Set exercise: Begin with the first line below and retype each line exactly through the line containing "aU_val = [0.1126, 0.0977]". Any pictures are to be left out.

Dataset content:

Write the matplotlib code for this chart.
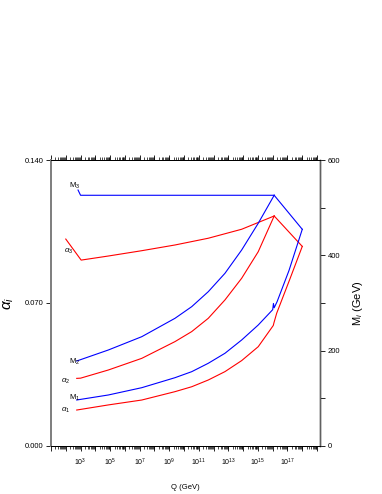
import numpy as np
import matplotlib
matplotlib.use('Agg')
import matplotlib.pyplot as plt
from matplotlib.ticker import LogLocator, FuncFormatter, FixedLocator, NullFormatter

plt.rcParams['font.family'] = ['Liberation Sans', 'DejaVu Sans']
plt.rcParams['mathtext.fontset'] = 'custom'
plt.rcParams['mathtext.rm'] = 'Liberation Sans'
plt.rcParams['mathtext.it'] = 'Liberation Sans:italic'

# data: log10(Q/GeV) and values
# couplings (left axis)
a3_logq = [2.0, 3.04, 4.88, 7.14, 9.39, 11.64, 13.90, 16.1]
a3_val = [0.1013, 0.0910, 0.0930, 0.0956, 0.0984, 0.1017, 0.1061, 0.1126]
a2_logq = [2.74, 3.0, 4.88, 7.14, 9.39, 10.52, 11.64, 12.77, 13.90, 15.02, 16.1]
a2_val = [0.0331, 0.0332, 0.0372, 0.0429, 0.0511, 0.0560, 0.0625, 0.0715, 0.0821, 0.0951, 0.1126]
a1_logq = [2.74, 4.88, 7.14, 9.39, 10.52, 11.64, 12.77, 13.90, 15.02, 16.04,
           16.08, 16.27, 17.14, 18.0]
a1_val = [0.0176, 0.0201, 0.0225, 0.0266, 0.0290, 0.0323, 0.0364, 0.0418, 0.0486, 0.0590,
          0.0602, 0.0650, 0.0813, 0.0977]
aU_logq = [16.1, 18.0]
aU_val = [0.1126, 0.0977]

# masses in GeV (right axis)
m3_logq = [2.83, 3.0, 16.1]
m3_val = [537, 526, 526]
m2_logq = [2.74, 4.88, 7.14, 9.39, 10.52, 11.64, 12.77, 13.90, 15.02, 16.1]
m2_val = [178.3, 201.4, 229.3, 267.9, 292.3, 323.7, 362.3, 411.2, 467.2, 526]
m1_logq = [2.74, 4.88, 7.14, 9.39, 10.52, 11.64, 12.77, 13.90, 15.02, 16.0,
           16.05, 16.1, 16.3, 17.1, 18.0]
m1_val = [96.5, 107.0, 122.3, 143.3, 155.9, 173.5, 194.5, 222.4, 253.8, 286,
          299, 290, 303, 368, 454.6]
mU_logq = [16.1, 18.0]
mU_val = [526, 454.6]

labeled_exp = [3, 5, 7, 9, 11, 13, 15, 17]

fig = plt.figure(figsize=(3.82, 4.94), dpi=100)
ax = fig.add_axes([0.1335, 0.0972, 0.7042, 0.5789])
ax2 = ax.twinx()

lw = 0.8
for lq, v in [(a3_logq, a3_val), (a2_logq, a2_val), (a1_logq, a1_val), (aU_logq, aU_val)]:
    ax.plot(10.0 ** np.array(lq), v, color='#ff0000', lw=lw)
for lq, v in [(m3_logq, m3_val), (m2_logq, m2_val), (m1_logq, m1_val), (mU_logq, mU_val)]:
    ax2.plot(10.0 ** np.array(lq), v, color='#0000ff', lw=lw)

ax.set_xscale('log')
ax.set_xlim(10 ** 1.0, 10 ** 19.2)
ax.set_ylim(0, 0.14)
ax2.set_ylim(0, 600)

ax.xaxis.set_major_locator(LogLocator(base=10, numticks=40))
ax.xaxis.set_minor_locator(LogLocator(base=10, subs=np.arange(2, 10), numticks=400))
ax.xaxis.set_minor_formatter(NullFormatter())
ax.xaxis.set_major_formatter(FuncFormatter(
    lambda v, p: r'$10^{%d}$' % round(np.log10(v)) if round(np.log10(v)) in labeled_exp else ''))

ax.yaxis.set_major_locator(FixedLocator([0, 0.07, 0.14]))
ax.yaxis.set_major_formatter(FuncFormatter(lambda v, p: '%.3f' % v))
ax2.yaxis.set_major_locator(FixedLocator([0, 200, 400, 600]))
ax2.yaxis.set_minor_locator(FixedLocator([100, 300, 500]))

ax.tick_params(axis='x', which='both', direction='out', top=True, labelsize=5, pad=4)
ax.tick_params(axis='x', which='major', length=3.5, width=0.6)
ax.tick_params(axis='x', which='minor', length=2, width=0.5)
ax.tick_params(axis='y', which='major', direction='out', length=3.5, width=0.6, labelsize=5.5, pad=2)
ax2.tick_params(axis='y', which='major', direction='out', length=3.5, width=0.6, labelsize=5.5, pad=2)
ax2.tick_params(axis='y', which='minor', direction='out', length=3.5, width=0.6)

for a in (ax, ax2):
    for s in a.spines.values():
        s.set_linewidth(0.7)
    a.spines['left'].set_color('#808080')
    a.spines['left'].set_linewidth(1.4)
    a.spines['right'].set_color('#606060')
    a.spines['right'].set_linewidth(1.0)

ax.set_xlabel('Q (GeV)', fontsize=5.5, labelpad=12)
ax.set_ylabel(r'$\alpha_{i}$', fontsize=11, labelpad=6)
ax2.set_ylabel(r'M$_{\mathit{i}}$ (GeV)', fontsize=8, labelpad=8)

# curve labels
fs = 5.5
ax2.text(10 ** 2.2, 535, r'M$_3$', fontsize=fs, ha='left', va='bottom')
ax.text(10 ** 1.85, 0.0955, r'$\alpha_3$', fontsize=fs, ha='left', va='center')
ax2.text(10 ** 2.2, 176, r'M$_2$', fontsize=fs, ha='left', va='center')
ax.text(10 ** 1.65, 0.0315, r'$\alpha_2$', fontsize=fs, ha='left', va='center')
ax2.text(10 ** 2.2, 100, r'M$_1$', fontsize=fs, ha='left', va='center')
ax.text(10 ** 1.7, 0.0175, r'$\alpha_1$', fontsize=fs, ha='left', va='center')

fig.savefig('out.png', dpi=100)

Response below:
Write the matplotlib code for this chart.
import numpy as np
import matplotlib
matplotlib.use('Agg')
import matplotlib.pyplot as plt
from matplotlib.ticker import LogLocator, FuncFormatter, FixedLocator, NullFormatter

plt.rcParams['font.family'] = ['Liberation Sans', 'DejaVu Sans']
plt.rcParams['mathtext.fontset'] = 'custom'
plt.rcParams['mathtext.rm'] = 'Liberation Sans'
plt.rcParams['mathtext.it'] = 'Liberation Sans:italic'

# data: log10(Q/GeV) and values
# couplings (left axis)
a3_logq = [2.0, 3.04, 4.88, 7.14, 9.39, 11.64, 13.90, 16.1]
a3_val = [0.1013, 0.0910, 0.0930, 0.0956, 0.0984, 0.1017, 0.1061, 0.1126]
a2_logq = [2.74, 3.0, 4.88, 7.14, 9.39, 10.52, 11.64, 12.77, 13.90, 15.02, 16.1]
a2_val = [0.0331, 0.0332, 0.0372, 0.0429, 0.0511, 0.0560, 0.0625, 0.0715, 0.0821, 0.0951, 0.1126]
a1_logq = [2.74, 4.88, 7.14, 9.39, 10.52, 11.64, 12.77, 13.90, 15.02, 16.04,
           16.08, 16.27, 17.14, 18.0]
a1_val = [0.0176, 0.0201, 0.0225, 0.0266, 0.0290, 0.0323, 0.0364, 0.0418, 0.0486, 0.0590,
          0.0602, 0.0650, 0.0813, 0.0977]
aU_logq = [16.1, 18.0]
aU_val = [0.1126, 0.0977]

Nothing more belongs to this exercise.